INFORMATION PROVIDED:
#####

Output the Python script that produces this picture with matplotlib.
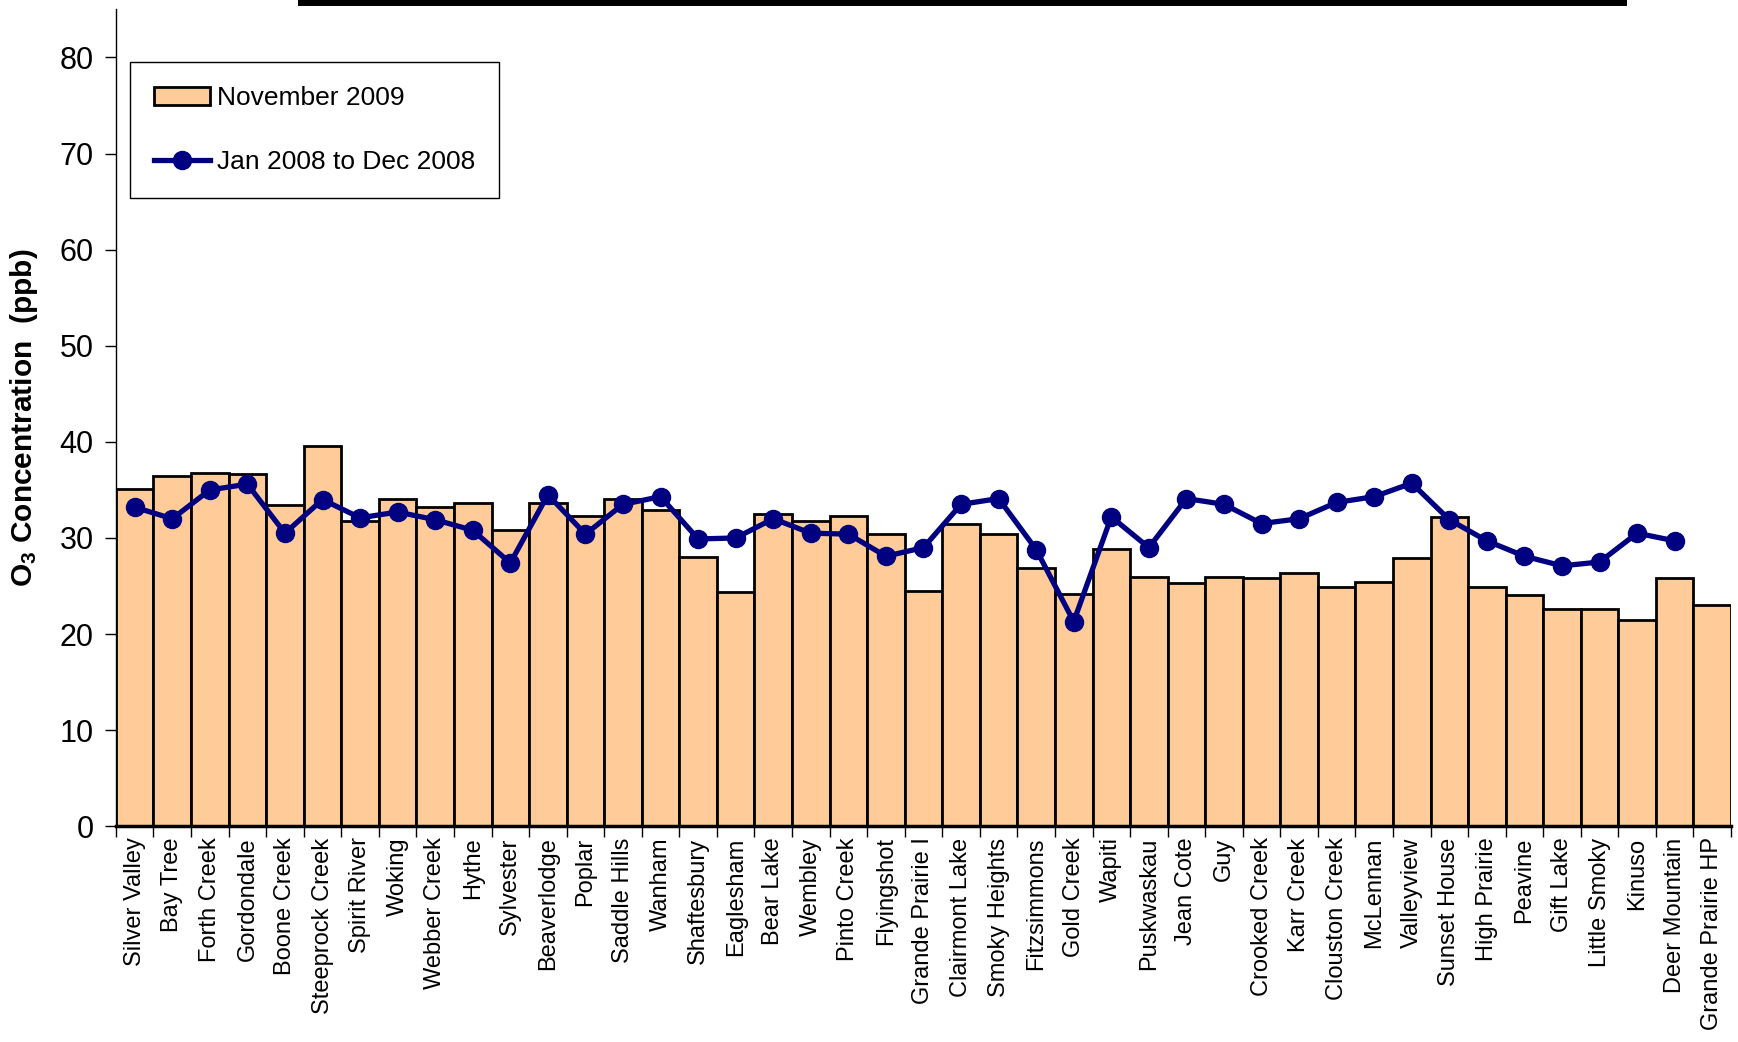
import numpy as np
import matplotlib
matplotlib.use('Agg')
import matplotlib.pyplot as plt
from matplotlib.lines import Line2D

plt.rcParams['font.family'] = ['Liberation Sans', 'DejaVu Sans']
plt.rcParams['mathtext.fontset'] = 'custom'
plt.rcParams['mathtext.rm'] = 'Liberation Sans'
plt.rcParams['mathtext.bf'] = 'Liberation Sans:bold'

# Station names along the x axis
stations = ['Silver Valley', 'Bay Tree', 'Forth Creek', 'Gordondale', 'Boone Creek',
            'Steeprock Creek', 'Spirit River', 'Woking', 'Webber Creek', 'Hythe',
            'Sylvester', 'Beaverlodge', 'Poplar', 'Saddle Hills', 'Wanham',
            'Shaftesbury', 'Eaglesham', 'Bear Lake', 'Wembley', 'Pinto Creek',
            'Flyingshot', 'Grande Prairie I', 'Clairmont Lake', 'Smoky Heights',
            'Fitzsimmons', 'Gold Creek', 'Wapiti', 'Puskwaskau', 'Jean Cote', 'Guy',
            'Crooked Creek', 'Karr Creek', 'Clouston Creek', 'McLennan', 'Valleyview',
            'Sunset House', 'High Prairie', 'Peavine', 'Gift Lake', 'Little Smoky',
            'Kinuso', 'Deer Mountain', 'Grande Prairie HP']

# Mean O3 (ppb), November 2009
nov_2009 = [35.1, 36.5, 36.8, 36.7, 33.4, 39.6, 31.8, 34.1, 33.2, 33.6,
            30.8, 33.6, 32.3, 34.1, 32.9, 28.0, 24.4, 32.5, 31.8, 32.3,
            30.4, 24.5, 31.5, 30.4, 26.9, 24.2, 28.9, 25.9, 25.3, 25.9,
            25.8, 26.4, 24.9, 25.4, 27.9, 32.2, 24.9, 24.1, 22.6, 22.6,
            21.5, 25.8, 23.0]

# Mean O3 (ppb), Jan 2008 to Dec 2008 (no value for the last station)
year_2008 = [33.2, 32.0, 35.0, 35.6, 30.5, 34.0, 32.1, 32.7, 31.9, 30.8,
             27.4, 34.5, 30.4, 33.5, 34.3, 29.9, 30.0, 32.0, 30.5, 30.4,
             28.1, 29.0, 33.5, 34.1, 28.8, 21.3, 32.2, 29.0, 34.1, 33.5,
             31.5, 32.0, 33.7, 34.3, 35.7, 31.9, 29.7, 28.1, 27.1, 27.5,
             30.5, 29.7, np.nan]

x = np.arange(len(stations))

fig = plt.figure(figsize=(17.38, 10.42), dpi=100)
ax = fig.add_axes([0.0667, 0.207, 0.9293, 0.784])

bars = ax.bar(x, nov_2009, width=1.0, color='#FFCC99', edgecolor='black',
              linewidth=2, label='November 2009', zorder=2)
line, = ax.plot(x, year_2008, color='#000080', linewidth=3.8, marker='o',
                markersize=13, label='Jan 2008 to Dec 2008', zorder=3)

ax.set_xlim(-0.5, len(stations) - 0.5)
ax.set_ylim(0, 85)
ax.set_yticks(np.arange(0, 90, 10))
ax.tick_params(axis='y', labelsize=22, length=8, width=1, pad=8)

# category labels centred on the bars, tick marks on the boundaries
ax.set_xticks(x)
ax.set_xticklabels(stations, rotation=90, fontsize=17)
ax.tick_params(axis='x', which='major', length=0, pad=8)
ax.set_xticks(np.arange(-0.5, len(stations), 1.0), minor=True)
ax.tick_params(axis='x', which='minor', length=8, width=1)

for side in ['top', 'right']:
    ax.spines[side].set_visible(False)
ax.spines['bottom'].set_linewidth(2.5)
ax.spines['left'].set_linewidth(1)

ax.set_ylabel(r'$\mathbf{O_3}$ Concentration  (ppb)', fontsize=21.5,
              fontweight='bold', labelpad=14)

leg = ax.legend([bars, line], ['November 2009', 'Jan 2008 to Dec 2008'],
                loc='upper left', bbox_to_anchor=(0.009, 0.935), fontsize=19,
                frameon=True, fancybox=False, edgecolor='black', framealpha=1,
                labelspacing=1.5, handlelength=2.1, handletextpad=0.28,
                borderpad=0.9, borderaxespad=0)
leg.get_frame().set_linewidth(1)

# heavy rule along the top edge
fig.add_artist(Line2D([0.173, 0.934], [0.998, 0.998], color='black', linewidth=5,
                      transform=fig.transFigure))

fig.savefig('out.png', dpi=100)
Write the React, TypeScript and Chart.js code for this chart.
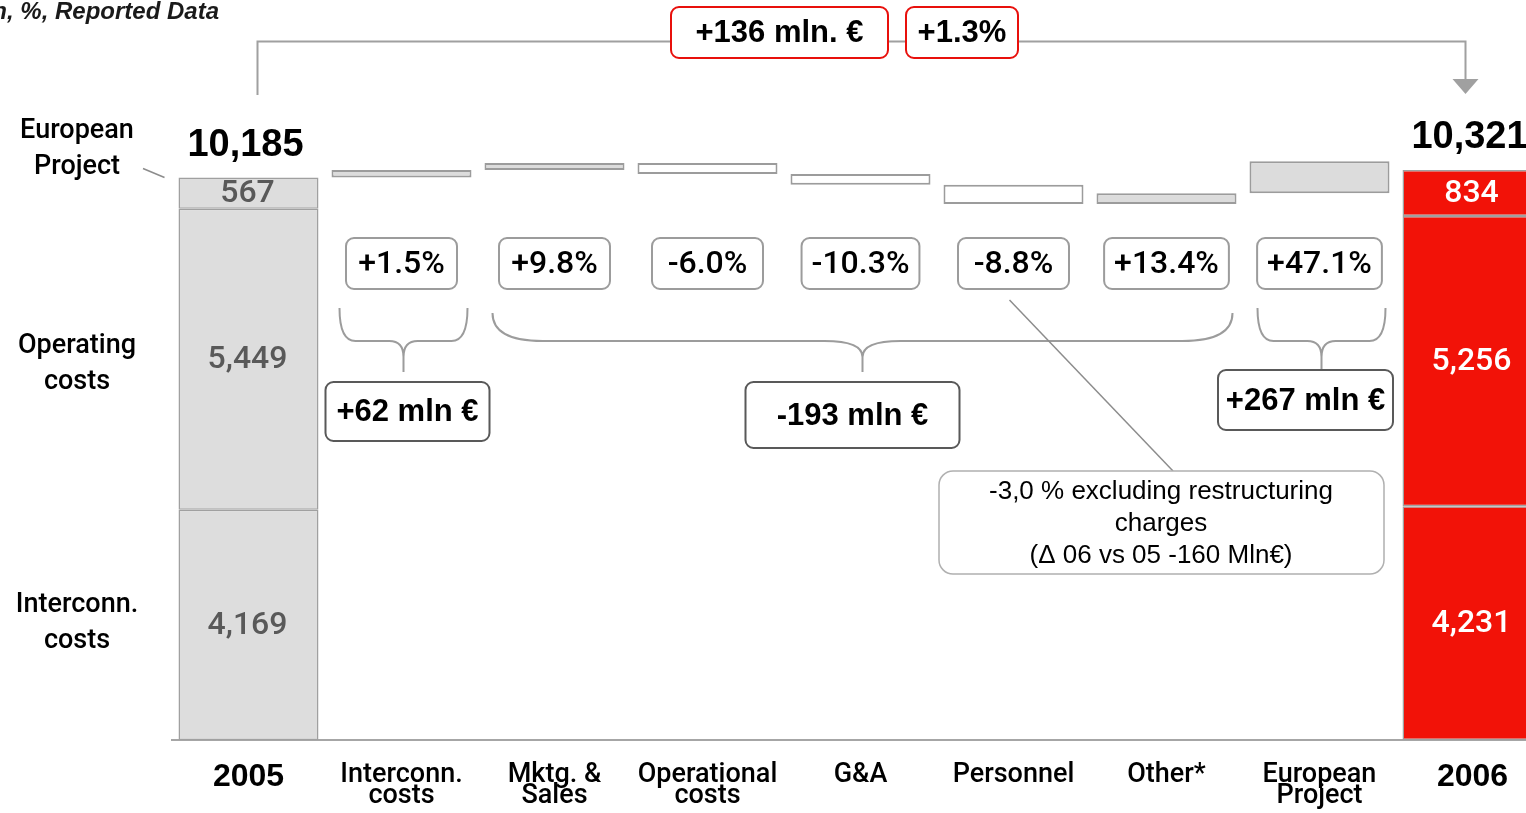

#####

WHAT YOU HAVE TO DO:
Repeat the listing in full and exactly. Leave any pictures out.

THE ANSWER:
Output the Python script that produces this picture with matplotlib.
import numpy as np
import matplotlib
matplotlib.use('Agg')
import matplotlib.pyplot as plt
from matplotlib.lines import Line2D

plt.rcParams['font.family'] = ['Liberation Sans', 'DejaVu Sans']
plt.rcParams['mathtext.fontset'] = 'custom'
plt.rcParams['mathtext.rm'] = 'Liberation Sans'
plt.rcParams['mathtext.bf'] = 'Liberation Sans:bold'

# Station names along the x axis
stations = ['Silver Valley', 'Bay Tree', 'Forth Creek', 'Gordondale', 'Boone Creek',
            'Steeprock Creek', 'Spirit River', 'Woking', 'Webber Creek', 'Hythe',
            'Sylvester', 'Beaverlodge', 'Poplar', 'Saddle Hills', 'Wanham',
            'Shaftesbury', 'Eaglesham', 'Bear Lake', 'Wembley', 'Pinto Creek',
            'Flyingshot', 'Grande Prairie I', 'Clairmont Lake', 'Smoky Heights',
            'Fitzsimmons', 'Gold Creek', 'Wapiti', 'Puskwaskau', 'Jean Cote', 'Guy',
            'Crooked Creek', 'Karr Creek', 'Clouston Creek', 'McLennan', 'Valleyview',
            'Sunset House', 'High Prairie', 'Peavine', 'Gift Lake', 'Little Smoky',
            'Kinuso', 'Deer Mountain', 'Grande Prairie HP']

# Mean O3 (ppb), November 2009
nov_2009 = [35.1, 36.5, 36.8, 36.7, 33.4, 39.6, 31.8, 34.1, 33.2, 33.6,
            30.8, 33.6, 32.3, 34.1, 32.9, 28.0, 24.4, 32.5, 31.8, 32.3,
            30.4, 24.5, 31.5, 30.4, 26.9, 24.2, 28.9, 25.9, 25.3, 25.9,
            25.8, 26.4, 24.9, 25.4, 27.9, 32.2, 24.9, 24.1, 22.6, 22.6,
            21.5, 25.8, 23.0]

# Mean O3 (ppb), Jan 2008 to Dec 2008 (no value for the last station)
year_2008 = [33.2, 32.0, 35.0, 35.6, 30.5, 34.0, 32.1, 32.7, 31.9, 30.8,
             27.4, 34.5, 30.4, 33.5, 34.3, 29.9, 30.0, 32.0, 30.5, 30.4,
             28.1, 29.0, 33.5, 34.1, 28.8, 21.3, 32.2, 29.0, 34.1, 33.5,
             31.5, 32.0, 33.7, 34.3, 35.7, 31.9, 29.7, 28.1, 27.1, 27.5,
             30.5, 29.7, np.nan]

x = np.arange(len(stations))

fig = plt.figure(figsize=(17.38, 10.42), dpi=100)
ax = fig.add_axes([0.0667, 0.207, 0.9293, 0.784])

bars = ax.bar(x, nov_2009, width=1.0, color='#FFCC99', edgecolor='black',
              linewidth=2, label='November 2009', zorder=2)
line, = ax.plot(x, year_2008, color='#000080', linewidth=3.8, marker='o',
                markersize=13, label='Jan 2008 to Dec 2008', zorder=3)

ax.set_xlim(-0.5, len(stations) - 0.5)
ax.set_ylim(0, 85)
ax.set_yticks(np.arange(0, 90, 10))
ax.tick_params(axis='y', labelsize=22, length=8, width=1, pad=8)

# category labels centred on the bars, tick marks on the boundaries
ax.set_xticks(x)
ax.set_xticklabels(stations, rotation=90, fontsize=17)
ax.tick_params(axis='x', which='major', length=0, pad=8)
ax.set_xticks(np.arange(-0.5, len(stations), 1.0), minor=True)
ax.tick_params(axis='x', which='minor', length=8, width=1)

for side in ['top', 'right']:
    ax.spines[side].set_visible(False)
ax.spines['bottom'].set_linewidth(2.5)
ax.spines['left'].set_linewidth(1)

ax.set_ylabel(r'$\mathbf{O_3}$ Concentration  (ppb)', fontsize=21.5,
              fontweight='bold', labelpad=14)

leg = ax.legend([bars, line], ['November 2009', 'Jan 2008 to Dec 2008'],
                loc='upper left', bbox_to_anchor=(0.009, 0.935), fontsize=19,
                frameon=True, fancybox=False, edgecolor='black', framealpha=1,
                labelspacing=1.5, handlelength=2.1, handletextpad=0.28,
                borderpad=0.9, borderaxespad=0)
leg.get_frame().set_linewidth(1)

# heavy rule along the top edge
fig.add_artist(Line2D([0.173, 0.934], [0.998, 0.998], color='black', linewidth=5,
                      transform=fig.transFigure))

fig.savefig('out.png', dpi=100)
Write the React, TypeScript and Chart.js code for this chart.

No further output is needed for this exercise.